Evidence for complexes of different stoichiometries between organic solvents and cyclodextrins

Abstract

The influence of the organic solvent on the acid and basic hydrolysis of N-methyl-N-nitroso-p-toluenesulfonamide (MNTS) in the presence of α- and β-cyclodextrins has been studied. The observed rate constant was found to decrease through the formation of an unreactive complex between MNTS and the cyclodextrins. In the presence of dioxane, acetonitrile or DMSO, the inhibitory effect of β-CD decreased on increasing the proportion of organic cosolvent as a result of a competitive reaction involving the formation of an inclusion complex between β-CD and the cosolvent.

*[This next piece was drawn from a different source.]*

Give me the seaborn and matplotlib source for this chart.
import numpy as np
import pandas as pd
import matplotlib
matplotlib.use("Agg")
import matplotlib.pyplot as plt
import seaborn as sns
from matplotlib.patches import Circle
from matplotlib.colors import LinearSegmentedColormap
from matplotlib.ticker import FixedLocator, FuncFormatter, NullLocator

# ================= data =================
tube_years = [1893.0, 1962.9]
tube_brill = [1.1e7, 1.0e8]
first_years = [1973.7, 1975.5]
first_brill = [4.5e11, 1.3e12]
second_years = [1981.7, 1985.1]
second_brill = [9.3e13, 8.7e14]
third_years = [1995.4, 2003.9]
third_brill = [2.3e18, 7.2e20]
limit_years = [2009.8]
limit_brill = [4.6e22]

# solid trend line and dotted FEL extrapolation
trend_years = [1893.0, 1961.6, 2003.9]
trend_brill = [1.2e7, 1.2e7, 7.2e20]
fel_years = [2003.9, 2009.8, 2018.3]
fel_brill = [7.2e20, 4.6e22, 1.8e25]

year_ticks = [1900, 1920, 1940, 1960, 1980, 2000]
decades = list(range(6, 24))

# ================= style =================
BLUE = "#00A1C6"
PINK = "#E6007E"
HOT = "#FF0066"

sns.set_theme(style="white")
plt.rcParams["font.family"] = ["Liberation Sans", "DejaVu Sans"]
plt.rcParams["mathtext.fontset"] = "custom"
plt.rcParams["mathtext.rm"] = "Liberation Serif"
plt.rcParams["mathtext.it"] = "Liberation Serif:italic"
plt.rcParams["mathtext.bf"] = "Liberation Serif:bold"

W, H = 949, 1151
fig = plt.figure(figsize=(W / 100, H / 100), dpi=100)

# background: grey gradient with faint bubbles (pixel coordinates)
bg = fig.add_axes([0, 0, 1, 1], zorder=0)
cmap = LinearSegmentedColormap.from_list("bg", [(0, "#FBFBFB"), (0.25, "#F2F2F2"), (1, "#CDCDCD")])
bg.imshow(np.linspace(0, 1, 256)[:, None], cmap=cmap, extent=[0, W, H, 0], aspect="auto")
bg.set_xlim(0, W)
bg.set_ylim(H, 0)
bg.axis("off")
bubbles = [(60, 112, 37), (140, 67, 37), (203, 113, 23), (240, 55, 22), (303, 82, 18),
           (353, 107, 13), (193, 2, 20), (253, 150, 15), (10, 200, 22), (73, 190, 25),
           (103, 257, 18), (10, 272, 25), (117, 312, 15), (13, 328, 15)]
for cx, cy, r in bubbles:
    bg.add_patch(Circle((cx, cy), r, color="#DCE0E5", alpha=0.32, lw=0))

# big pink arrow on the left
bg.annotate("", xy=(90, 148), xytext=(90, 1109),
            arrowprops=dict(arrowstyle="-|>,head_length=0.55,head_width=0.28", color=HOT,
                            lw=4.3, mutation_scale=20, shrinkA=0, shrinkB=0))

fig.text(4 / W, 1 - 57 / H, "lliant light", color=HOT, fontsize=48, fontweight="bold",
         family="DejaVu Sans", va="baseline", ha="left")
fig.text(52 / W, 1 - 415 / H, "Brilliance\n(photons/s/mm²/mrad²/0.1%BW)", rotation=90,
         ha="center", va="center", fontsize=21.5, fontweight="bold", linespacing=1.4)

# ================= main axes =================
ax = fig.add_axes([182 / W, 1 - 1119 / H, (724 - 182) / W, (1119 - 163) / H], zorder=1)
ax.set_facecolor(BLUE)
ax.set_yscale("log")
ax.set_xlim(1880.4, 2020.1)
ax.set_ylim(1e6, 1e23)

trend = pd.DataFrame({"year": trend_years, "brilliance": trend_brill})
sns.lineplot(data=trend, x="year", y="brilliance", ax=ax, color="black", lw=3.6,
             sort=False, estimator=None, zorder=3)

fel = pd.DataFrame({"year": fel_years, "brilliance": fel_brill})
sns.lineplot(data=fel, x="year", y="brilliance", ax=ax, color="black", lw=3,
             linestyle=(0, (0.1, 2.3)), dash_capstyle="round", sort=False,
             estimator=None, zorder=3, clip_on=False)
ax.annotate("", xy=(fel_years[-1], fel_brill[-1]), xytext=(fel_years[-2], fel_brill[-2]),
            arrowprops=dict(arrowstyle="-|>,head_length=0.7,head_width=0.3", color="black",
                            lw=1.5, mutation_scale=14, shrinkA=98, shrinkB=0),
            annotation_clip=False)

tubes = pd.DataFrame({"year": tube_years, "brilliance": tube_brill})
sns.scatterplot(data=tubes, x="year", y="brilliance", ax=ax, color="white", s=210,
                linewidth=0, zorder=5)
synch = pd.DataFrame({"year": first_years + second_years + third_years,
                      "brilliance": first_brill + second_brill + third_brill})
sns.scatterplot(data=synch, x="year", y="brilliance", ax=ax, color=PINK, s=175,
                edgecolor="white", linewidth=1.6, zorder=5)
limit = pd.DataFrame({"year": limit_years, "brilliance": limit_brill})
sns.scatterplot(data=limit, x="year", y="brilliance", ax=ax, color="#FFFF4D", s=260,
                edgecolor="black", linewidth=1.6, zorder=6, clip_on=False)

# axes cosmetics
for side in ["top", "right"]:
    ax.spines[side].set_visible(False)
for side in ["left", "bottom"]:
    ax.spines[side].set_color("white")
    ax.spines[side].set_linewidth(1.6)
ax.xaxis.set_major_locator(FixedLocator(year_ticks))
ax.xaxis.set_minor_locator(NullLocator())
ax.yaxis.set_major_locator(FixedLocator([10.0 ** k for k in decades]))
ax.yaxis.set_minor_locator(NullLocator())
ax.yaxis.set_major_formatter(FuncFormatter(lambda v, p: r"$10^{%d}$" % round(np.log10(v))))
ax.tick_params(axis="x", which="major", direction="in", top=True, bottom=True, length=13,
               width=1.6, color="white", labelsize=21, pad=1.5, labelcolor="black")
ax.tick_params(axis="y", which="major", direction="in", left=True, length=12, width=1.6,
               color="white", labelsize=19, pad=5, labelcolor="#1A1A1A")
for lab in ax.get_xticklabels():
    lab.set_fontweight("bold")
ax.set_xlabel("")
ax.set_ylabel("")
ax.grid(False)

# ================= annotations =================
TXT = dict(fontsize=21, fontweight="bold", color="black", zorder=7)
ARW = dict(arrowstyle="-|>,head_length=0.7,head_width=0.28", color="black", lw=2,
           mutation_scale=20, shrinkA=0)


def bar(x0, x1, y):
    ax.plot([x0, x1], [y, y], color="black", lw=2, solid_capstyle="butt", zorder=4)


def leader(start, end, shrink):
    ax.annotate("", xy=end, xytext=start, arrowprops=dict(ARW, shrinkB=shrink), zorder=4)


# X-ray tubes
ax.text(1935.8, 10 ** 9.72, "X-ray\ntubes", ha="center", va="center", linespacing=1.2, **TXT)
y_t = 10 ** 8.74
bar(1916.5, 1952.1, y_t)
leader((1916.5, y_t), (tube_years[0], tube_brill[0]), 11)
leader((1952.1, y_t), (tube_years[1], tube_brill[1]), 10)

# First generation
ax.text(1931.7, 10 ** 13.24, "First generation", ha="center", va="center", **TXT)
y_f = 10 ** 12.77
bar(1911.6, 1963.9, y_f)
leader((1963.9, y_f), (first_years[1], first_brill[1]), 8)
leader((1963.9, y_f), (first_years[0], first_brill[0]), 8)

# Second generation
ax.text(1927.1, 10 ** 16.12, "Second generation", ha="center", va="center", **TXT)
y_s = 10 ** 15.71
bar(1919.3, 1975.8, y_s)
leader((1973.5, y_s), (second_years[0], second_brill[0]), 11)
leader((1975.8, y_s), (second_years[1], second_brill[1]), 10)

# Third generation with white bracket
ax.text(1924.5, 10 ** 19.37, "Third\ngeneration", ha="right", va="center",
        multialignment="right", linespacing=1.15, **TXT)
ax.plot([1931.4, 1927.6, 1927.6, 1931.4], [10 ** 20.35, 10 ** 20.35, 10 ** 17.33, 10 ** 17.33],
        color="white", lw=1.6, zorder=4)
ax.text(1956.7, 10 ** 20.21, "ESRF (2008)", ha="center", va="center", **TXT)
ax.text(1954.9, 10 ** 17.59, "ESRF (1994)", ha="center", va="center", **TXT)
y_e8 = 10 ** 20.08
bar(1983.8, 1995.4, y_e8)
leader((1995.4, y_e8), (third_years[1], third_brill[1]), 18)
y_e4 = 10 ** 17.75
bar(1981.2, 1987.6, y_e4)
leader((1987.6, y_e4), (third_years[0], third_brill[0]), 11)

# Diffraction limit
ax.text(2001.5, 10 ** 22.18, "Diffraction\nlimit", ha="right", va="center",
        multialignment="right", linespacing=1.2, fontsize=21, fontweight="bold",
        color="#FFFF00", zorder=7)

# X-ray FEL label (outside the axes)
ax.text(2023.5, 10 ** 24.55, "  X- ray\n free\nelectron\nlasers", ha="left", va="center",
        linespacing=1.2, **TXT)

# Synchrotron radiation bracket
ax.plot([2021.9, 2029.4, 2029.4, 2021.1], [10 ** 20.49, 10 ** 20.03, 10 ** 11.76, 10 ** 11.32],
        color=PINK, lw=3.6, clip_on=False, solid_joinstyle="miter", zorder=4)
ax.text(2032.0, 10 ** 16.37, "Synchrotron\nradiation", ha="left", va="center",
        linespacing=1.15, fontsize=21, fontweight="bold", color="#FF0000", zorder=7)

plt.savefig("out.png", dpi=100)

The disparate size of the organic solvent molecules resulted in stoichiometric differences between the complexes; the β-CD–dioxane and β-CD–DMSO complexes were 1 : 1 whereas the β-CD–acetonitrile complex was 1 : 2. The basic and acid hydrolysis of MNTS in the presence of α-CD showed a different behavior; thus, the reaction gave both 1 : 1 and 2 : 1 α-CD–MNTS complexes, of which only the former was reactive. This result was due to the smaller cavity size of α-CD and the consequent decreased penetration of MNTS into the cavity in comparison to β-CD. The acid hydrolysis of MNTS in the presence of α-CD also revealed decreased penetration of MNTS into the cyclodextrin cavity, as evidenced by the bound substrate undergoing acid hydrolysis. In addition, the acid hydrolysis of MNTS in the presence of acetonitrile containing α-CD gave 1 : 1 α-CD–acetonitrile inclusion complexes, which is consistent with a both a reduced cavity size and previously reported data.